» GIVEN PROBLEM
Repeat only what lies from the line with "Give me the" to the line with "right_yticks = [0.00, 0.05, 0.10, 0.15, 0.20, 0.25, 0.30]", those two lines included, exactly as it stands; omit any images.
[EXTRACTED ENTRIES start]
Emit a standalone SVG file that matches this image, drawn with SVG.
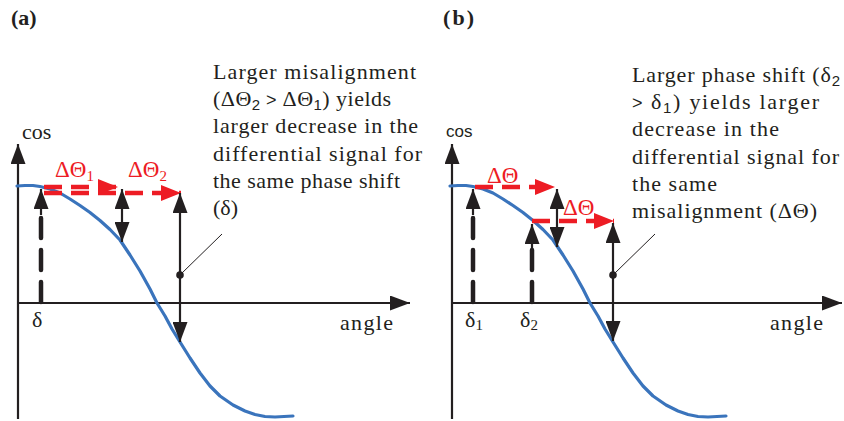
[EXTRACTED ENTRIES end]
[EXTRACTED ENTRIES start]
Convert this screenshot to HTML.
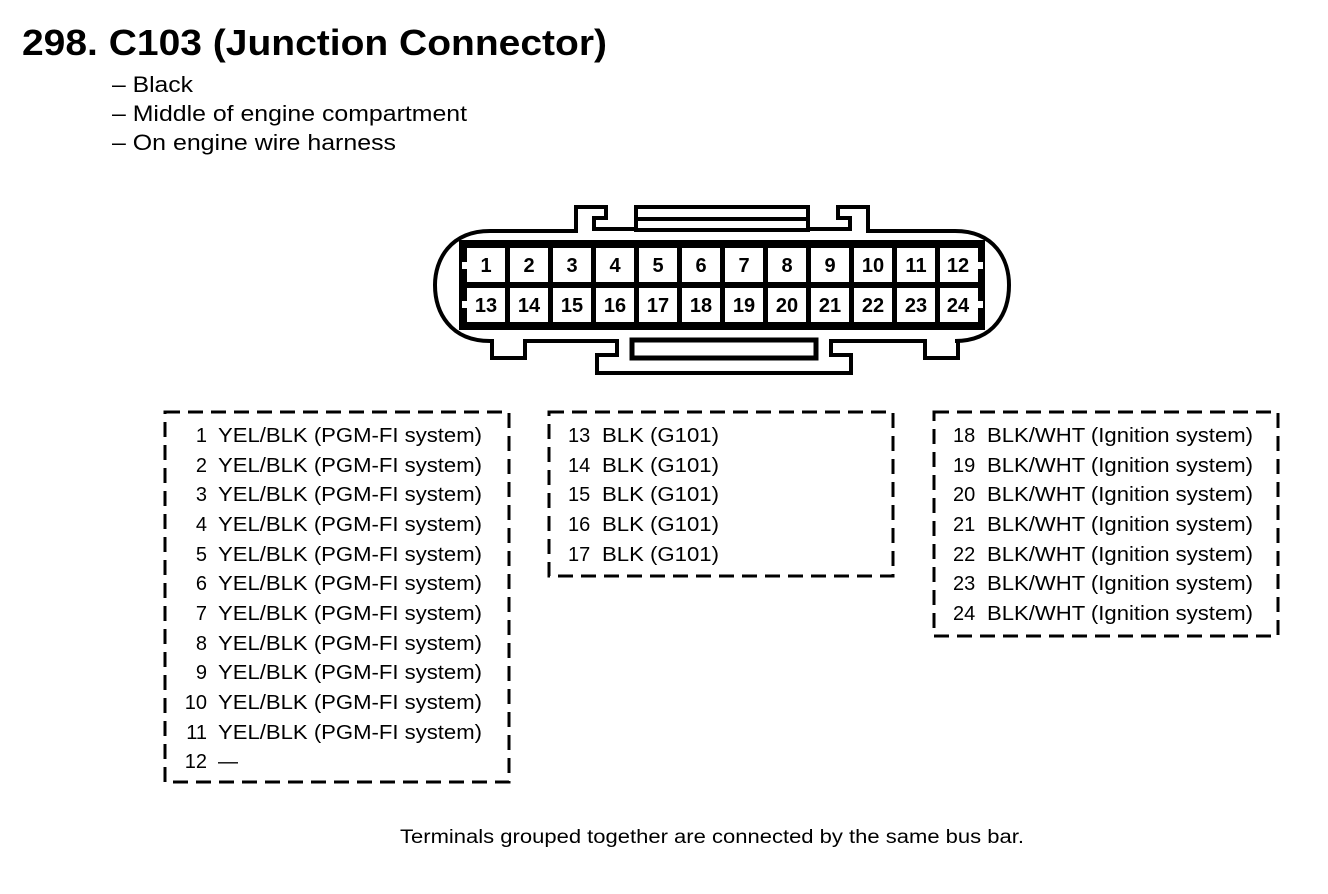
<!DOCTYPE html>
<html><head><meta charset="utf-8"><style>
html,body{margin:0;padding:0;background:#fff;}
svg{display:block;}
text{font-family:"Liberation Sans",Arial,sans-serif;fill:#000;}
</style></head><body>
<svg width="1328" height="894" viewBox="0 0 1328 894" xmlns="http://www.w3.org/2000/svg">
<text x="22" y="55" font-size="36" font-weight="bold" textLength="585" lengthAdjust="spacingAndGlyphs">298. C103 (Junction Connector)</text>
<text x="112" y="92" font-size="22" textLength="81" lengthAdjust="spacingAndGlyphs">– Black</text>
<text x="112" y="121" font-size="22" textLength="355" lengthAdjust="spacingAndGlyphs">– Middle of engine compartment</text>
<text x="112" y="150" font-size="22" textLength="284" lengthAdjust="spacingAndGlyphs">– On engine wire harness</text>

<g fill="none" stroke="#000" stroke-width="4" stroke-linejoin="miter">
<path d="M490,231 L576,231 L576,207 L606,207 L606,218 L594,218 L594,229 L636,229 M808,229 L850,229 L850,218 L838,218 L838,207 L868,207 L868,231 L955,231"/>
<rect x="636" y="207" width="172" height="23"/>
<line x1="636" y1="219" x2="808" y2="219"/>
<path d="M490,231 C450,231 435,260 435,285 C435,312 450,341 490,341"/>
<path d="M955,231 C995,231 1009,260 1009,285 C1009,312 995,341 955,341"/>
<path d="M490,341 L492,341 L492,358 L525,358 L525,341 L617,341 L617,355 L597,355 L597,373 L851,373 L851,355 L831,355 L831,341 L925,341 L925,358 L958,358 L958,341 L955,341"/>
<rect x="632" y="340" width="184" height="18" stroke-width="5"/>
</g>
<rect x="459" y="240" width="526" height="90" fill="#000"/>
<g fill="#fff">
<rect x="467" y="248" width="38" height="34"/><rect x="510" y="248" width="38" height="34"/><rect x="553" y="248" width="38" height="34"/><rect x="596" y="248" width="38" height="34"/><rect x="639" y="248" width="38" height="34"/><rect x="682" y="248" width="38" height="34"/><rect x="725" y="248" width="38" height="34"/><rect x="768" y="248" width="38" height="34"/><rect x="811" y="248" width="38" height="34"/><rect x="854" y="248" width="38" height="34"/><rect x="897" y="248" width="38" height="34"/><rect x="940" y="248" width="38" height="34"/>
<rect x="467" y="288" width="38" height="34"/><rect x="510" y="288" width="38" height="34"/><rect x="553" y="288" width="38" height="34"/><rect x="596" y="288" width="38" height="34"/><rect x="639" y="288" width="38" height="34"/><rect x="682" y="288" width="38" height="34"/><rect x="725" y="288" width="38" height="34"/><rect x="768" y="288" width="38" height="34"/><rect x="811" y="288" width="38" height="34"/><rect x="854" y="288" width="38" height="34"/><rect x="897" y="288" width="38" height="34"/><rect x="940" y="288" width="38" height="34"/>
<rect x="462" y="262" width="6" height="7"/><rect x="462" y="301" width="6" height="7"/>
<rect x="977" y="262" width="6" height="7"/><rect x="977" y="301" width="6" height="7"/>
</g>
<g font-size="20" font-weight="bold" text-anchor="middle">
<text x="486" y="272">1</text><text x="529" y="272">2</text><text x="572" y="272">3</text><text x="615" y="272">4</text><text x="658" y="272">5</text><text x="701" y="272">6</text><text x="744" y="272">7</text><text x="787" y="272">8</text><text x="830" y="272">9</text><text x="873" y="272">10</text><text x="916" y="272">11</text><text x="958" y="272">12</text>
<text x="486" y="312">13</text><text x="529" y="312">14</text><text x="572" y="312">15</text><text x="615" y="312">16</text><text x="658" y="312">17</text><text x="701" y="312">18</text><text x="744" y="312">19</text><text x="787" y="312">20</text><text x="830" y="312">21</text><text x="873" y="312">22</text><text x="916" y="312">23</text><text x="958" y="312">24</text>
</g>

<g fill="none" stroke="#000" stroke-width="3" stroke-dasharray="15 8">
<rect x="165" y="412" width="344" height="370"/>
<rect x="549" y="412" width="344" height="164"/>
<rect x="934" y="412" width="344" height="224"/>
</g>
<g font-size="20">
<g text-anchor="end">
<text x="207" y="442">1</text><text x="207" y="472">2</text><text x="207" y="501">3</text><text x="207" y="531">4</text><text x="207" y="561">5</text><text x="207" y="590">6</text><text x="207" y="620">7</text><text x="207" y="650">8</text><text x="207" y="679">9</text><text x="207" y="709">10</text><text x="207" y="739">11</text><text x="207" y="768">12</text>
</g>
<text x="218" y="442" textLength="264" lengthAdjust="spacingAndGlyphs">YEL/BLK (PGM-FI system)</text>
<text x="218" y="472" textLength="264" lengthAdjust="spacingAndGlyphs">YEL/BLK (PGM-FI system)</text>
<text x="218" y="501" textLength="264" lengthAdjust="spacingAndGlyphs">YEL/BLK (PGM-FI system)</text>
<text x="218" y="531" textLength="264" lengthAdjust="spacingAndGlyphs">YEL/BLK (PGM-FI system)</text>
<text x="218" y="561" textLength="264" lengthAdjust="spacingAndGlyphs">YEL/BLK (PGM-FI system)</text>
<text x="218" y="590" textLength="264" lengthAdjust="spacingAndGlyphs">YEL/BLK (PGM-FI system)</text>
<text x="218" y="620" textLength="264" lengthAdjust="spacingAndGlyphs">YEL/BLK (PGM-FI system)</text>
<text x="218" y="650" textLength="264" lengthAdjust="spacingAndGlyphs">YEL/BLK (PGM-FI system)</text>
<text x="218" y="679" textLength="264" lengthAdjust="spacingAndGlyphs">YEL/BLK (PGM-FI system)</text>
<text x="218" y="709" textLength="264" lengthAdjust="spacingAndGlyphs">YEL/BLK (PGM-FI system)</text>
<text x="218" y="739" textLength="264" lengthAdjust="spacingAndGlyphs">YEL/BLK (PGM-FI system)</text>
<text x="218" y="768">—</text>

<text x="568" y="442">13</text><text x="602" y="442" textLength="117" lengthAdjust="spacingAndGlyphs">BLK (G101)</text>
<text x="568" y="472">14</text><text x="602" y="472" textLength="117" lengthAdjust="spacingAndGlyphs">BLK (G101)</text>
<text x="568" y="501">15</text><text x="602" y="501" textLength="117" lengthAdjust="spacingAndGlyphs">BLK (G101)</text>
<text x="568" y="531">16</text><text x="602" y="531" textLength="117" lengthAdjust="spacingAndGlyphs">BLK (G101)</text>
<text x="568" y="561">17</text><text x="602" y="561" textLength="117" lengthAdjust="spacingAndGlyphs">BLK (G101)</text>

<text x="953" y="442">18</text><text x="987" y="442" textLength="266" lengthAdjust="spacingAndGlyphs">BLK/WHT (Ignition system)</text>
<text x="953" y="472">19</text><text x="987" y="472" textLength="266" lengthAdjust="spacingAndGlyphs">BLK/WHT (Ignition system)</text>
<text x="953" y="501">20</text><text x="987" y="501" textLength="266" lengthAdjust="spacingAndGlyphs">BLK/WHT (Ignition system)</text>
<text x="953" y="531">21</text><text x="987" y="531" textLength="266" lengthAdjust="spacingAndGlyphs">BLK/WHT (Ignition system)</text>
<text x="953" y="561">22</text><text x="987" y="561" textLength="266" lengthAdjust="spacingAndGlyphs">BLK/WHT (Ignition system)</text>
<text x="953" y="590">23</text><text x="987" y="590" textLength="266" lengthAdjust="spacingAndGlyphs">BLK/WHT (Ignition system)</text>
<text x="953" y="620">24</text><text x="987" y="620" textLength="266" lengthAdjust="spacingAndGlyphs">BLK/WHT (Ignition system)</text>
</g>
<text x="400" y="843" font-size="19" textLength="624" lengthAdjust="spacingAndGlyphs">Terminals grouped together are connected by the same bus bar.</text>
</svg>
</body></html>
[EXTRACTED ENTRIES end]
[EXTRACTED ENTRIES start]
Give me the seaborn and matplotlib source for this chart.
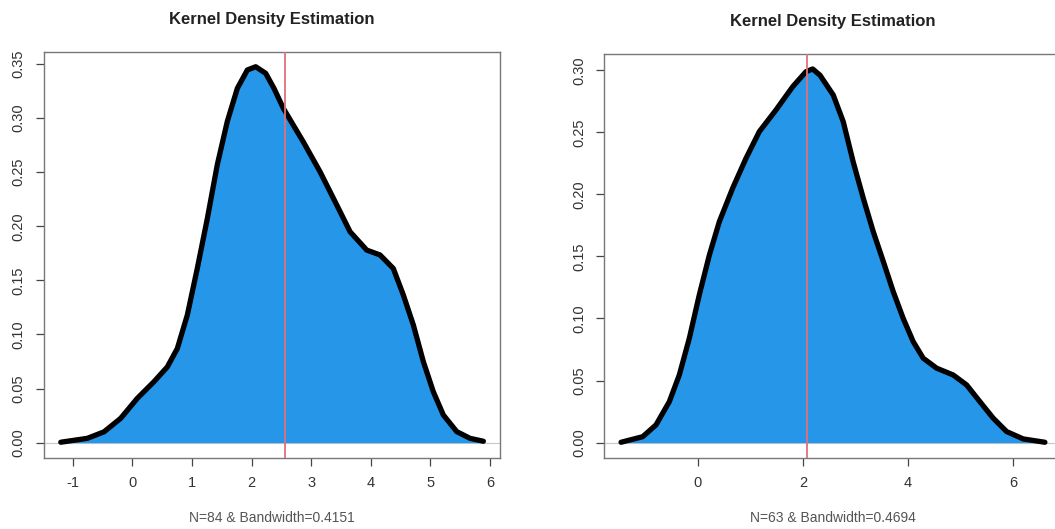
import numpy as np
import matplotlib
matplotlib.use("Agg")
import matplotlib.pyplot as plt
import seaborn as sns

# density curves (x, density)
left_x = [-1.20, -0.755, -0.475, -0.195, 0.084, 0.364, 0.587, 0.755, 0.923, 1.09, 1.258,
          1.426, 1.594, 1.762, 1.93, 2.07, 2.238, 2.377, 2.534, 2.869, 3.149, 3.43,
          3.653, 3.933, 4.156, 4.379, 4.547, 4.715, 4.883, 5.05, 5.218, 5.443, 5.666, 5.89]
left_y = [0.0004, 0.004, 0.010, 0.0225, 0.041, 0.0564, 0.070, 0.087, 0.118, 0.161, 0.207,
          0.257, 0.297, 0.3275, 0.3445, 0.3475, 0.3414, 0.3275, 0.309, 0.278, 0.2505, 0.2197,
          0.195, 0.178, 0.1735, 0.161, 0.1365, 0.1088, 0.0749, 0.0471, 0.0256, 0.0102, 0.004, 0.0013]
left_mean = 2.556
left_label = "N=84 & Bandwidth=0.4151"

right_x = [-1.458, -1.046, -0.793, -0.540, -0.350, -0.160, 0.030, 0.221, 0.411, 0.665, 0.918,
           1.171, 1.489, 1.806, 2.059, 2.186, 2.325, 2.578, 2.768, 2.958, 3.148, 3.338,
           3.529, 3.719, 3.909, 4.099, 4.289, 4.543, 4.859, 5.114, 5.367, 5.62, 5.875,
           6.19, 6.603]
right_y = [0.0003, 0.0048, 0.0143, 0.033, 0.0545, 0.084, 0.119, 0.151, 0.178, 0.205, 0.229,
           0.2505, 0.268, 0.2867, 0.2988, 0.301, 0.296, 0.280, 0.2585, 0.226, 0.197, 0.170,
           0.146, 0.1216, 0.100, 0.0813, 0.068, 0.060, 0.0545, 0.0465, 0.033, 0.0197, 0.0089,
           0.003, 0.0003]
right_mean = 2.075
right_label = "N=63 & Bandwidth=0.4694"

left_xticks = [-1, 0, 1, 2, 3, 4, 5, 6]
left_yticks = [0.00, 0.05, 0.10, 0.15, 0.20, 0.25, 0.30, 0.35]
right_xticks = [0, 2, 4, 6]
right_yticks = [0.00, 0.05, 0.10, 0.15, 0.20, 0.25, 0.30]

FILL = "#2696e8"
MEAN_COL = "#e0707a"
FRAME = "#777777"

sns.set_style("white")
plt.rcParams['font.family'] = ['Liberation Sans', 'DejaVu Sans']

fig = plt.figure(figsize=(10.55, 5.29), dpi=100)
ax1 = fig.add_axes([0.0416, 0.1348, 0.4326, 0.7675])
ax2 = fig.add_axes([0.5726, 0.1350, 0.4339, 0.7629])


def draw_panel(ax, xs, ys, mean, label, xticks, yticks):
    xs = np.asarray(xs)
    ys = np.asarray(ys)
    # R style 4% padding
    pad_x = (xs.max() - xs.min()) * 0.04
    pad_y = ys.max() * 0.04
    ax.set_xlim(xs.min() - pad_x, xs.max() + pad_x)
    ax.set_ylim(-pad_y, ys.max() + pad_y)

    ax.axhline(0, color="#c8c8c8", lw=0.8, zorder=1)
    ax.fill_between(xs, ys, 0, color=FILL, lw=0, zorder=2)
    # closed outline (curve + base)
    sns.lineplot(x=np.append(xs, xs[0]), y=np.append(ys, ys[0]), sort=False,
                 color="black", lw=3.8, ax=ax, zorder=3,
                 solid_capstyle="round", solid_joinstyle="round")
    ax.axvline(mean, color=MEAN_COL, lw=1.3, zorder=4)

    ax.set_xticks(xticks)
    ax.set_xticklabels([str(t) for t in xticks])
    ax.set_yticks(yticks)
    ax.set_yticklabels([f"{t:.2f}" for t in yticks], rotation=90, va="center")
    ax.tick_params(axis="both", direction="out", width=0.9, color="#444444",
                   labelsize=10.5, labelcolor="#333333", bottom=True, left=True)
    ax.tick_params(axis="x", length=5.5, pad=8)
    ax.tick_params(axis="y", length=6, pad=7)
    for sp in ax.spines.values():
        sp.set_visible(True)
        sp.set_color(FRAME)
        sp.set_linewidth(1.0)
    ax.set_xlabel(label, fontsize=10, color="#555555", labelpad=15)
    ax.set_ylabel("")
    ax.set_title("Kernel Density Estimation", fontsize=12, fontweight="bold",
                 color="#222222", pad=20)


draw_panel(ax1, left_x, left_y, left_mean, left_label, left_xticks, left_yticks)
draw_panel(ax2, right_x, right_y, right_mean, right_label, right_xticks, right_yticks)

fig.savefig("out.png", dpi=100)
[EXTRACTED ENTRIES end]
» THE COMPLETED TASK
Give me the seaborn and matplotlib source for this chart.
import numpy as np
import matplotlib
matplotlib.use("Agg")
import matplotlib.pyplot as plt
import seaborn as sns

# density curves (x, density)
left_x = [-1.20, -0.755, -0.475, -0.195, 0.084, 0.364, 0.587, 0.755, 0.923, 1.09, 1.258,
          1.426, 1.594, 1.762, 1.93, 2.07, 2.238, 2.377, 2.534, 2.869, 3.149, 3.43,
          3.653, 3.933, 4.156, 4.379, 4.547, 4.715, 4.883, 5.05, 5.218, 5.443, 5.666, 5.89]
left_y = [0.0004, 0.004, 0.010, 0.0225, 0.041, 0.0564, 0.070, 0.087, 0.118, 0.161, 0.207,
          0.257, 0.297, 0.3275, 0.3445, 0.3475, 0.3414, 0.3275, 0.309, 0.278, 0.2505, 0.2197,
          0.195, 0.178, 0.1735, 0.161, 0.1365, 0.1088, 0.0749, 0.0471, 0.0256, 0.0102, 0.004, 0.0013]
left_mean = 2.556
left_label = "N=84 & Bandwidth=0.4151"

right_x = [-1.458, -1.046, -0.793, -0.540, -0.350, -0.160, 0.030, 0.221, 0.411, 0.665, 0.918,
           1.171, 1.489, 1.806, 2.059, 2.186, 2.325, 2.578, 2.768, 2.958, 3.148, 3.338,
           3.529, 3.719, 3.909, 4.099, 4.289, 4.543, 4.859, 5.114, 5.367, 5.62, 5.875,
           6.19, 6.603]
right_y = [0.0003, 0.0048, 0.0143, 0.033, 0.0545, 0.084, 0.119, 0.151, 0.178, 0.205, 0.229,
           0.2505, 0.268, 0.2867, 0.2988, 0.301, 0.296, 0.280, 0.2585, 0.226, 0.197, 0.170,
           0.146, 0.1216, 0.100, 0.0813, 0.068, 0.060, 0.0545, 0.0465, 0.033, 0.0197, 0.0089,
           0.003, 0.0003]
right_mean = 2.075
right_label = "N=63 & Bandwidth=0.4694"

left_xticks = [-1, 0, 1, 2, 3, 4, 5, 6]
left_yticks = [0.00, 0.05, 0.10, 0.15, 0.20, 0.25, 0.30, 0.35]
right_xticks = [0, 2, 4, 6]
right_yticks = [0.00, 0.05, 0.10, 0.15, 0.20, 0.25, 0.30]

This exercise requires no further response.